*Prompt*: What is needed here is an exact copy of every entry.

*Records provided*:
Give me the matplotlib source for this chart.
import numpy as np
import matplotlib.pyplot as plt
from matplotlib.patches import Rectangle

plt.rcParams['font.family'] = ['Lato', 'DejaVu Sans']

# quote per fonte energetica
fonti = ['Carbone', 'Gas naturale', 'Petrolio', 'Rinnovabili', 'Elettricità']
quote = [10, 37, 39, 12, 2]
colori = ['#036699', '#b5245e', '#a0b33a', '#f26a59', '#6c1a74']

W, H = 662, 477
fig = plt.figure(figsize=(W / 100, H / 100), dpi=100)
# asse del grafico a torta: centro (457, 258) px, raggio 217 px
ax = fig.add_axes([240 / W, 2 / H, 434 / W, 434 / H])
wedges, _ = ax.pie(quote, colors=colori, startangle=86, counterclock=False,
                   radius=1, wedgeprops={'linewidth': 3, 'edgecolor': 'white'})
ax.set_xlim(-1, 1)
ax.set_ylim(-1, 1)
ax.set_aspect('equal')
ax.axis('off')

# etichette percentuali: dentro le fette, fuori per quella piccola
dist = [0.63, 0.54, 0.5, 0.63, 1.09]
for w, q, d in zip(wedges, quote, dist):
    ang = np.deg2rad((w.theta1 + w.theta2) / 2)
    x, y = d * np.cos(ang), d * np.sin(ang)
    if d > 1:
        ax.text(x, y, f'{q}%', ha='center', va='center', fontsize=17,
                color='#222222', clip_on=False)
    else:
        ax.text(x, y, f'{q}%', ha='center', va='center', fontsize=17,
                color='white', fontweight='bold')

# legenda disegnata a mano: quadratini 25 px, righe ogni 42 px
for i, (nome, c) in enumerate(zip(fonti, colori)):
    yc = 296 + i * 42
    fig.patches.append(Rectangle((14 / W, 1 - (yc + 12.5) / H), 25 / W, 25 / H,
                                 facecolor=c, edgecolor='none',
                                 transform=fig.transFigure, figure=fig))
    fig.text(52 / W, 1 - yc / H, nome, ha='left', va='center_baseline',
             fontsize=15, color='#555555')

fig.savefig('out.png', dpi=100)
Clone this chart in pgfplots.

*Exercise output*:
Give me the matplotlib source for this chart.
import numpy as np
import matplotlib.pyplot as plt
from matplotlib.patches import Rectangle

plt.rcParams['font.family'] = ['Lato', 'DejaVu Sans']

# quote per fonte energetica
fonti = ['Carbone', 'Gas naturale', 'Petrolio', 'Rinnovabili', 'Elettricità']
quote = [10, 37, 39, 12, 2]
colori = ['#036699', '#b5245e', '#a0b33a', '#f26a59', '#6c1a74']

W, H = 662, 477
fig = plt.figure(figsize=(W / 100, H / 100), dpi=100)
# asse del grafico a torta: centro (457, 258) px, raggio 217 px
ax = fig.add_axes([240 / W, 2 / H, 434 / W, 434 / H])
wedges, _ = ax.pie(quote, colors=colori, startangle=86, counterclock=False,
                   radius=1, wedgeprops={'linewidth': 3, 'edgecolor': 'white'})
ax.set_xlim(-1, 1)
ax.set_ylim(-1, 1)
ax.set_aspect('equal')
ax.axis('off')

# etichette percentuali: dentro le fette, fuori per quella piccola
dist = [0.63, 0.54, 0.5, 0.63, 1.09]
for w, q, d in zip(wedges, quote, dist):
    ang = np.deg2rad((w.theta1 + w.theta2) / 2)
    x, y = d * np.cos(ang), d * np.sin(ang)
    if d > 1:
        ax.text(x, y, f'{q}%', ha='center', va='center', fontsize=17,
                color='#222222', clip_on=False)
    else:
        ax.text(x, y, f'{q}%', ha='center', va='center', fontsize=17,
                color='white', fontweight='bold')

# legenda disegnata a mano: quadratini 25 px, righe ogni 42 px
for i, (nome, c) in enumerate(zip(fonti, colori)):
    yc = 296 + i * 42
    fig.patches.append(Rectangle((14 / W, 1 - (yc + 12.5) / H), 25 / W, 25 / H,
                                 facecolor=c, edgecolor='none',
                                 transform=fig.transFigure, figure=fig))
    fig.text(52 / W, 1 - yc / H, nome, ha='left', va='center_baseline',
             fontsize=15, color='#555555')

fig.savefig('out.png', dpi=100)
Clone this chart in pgfplots.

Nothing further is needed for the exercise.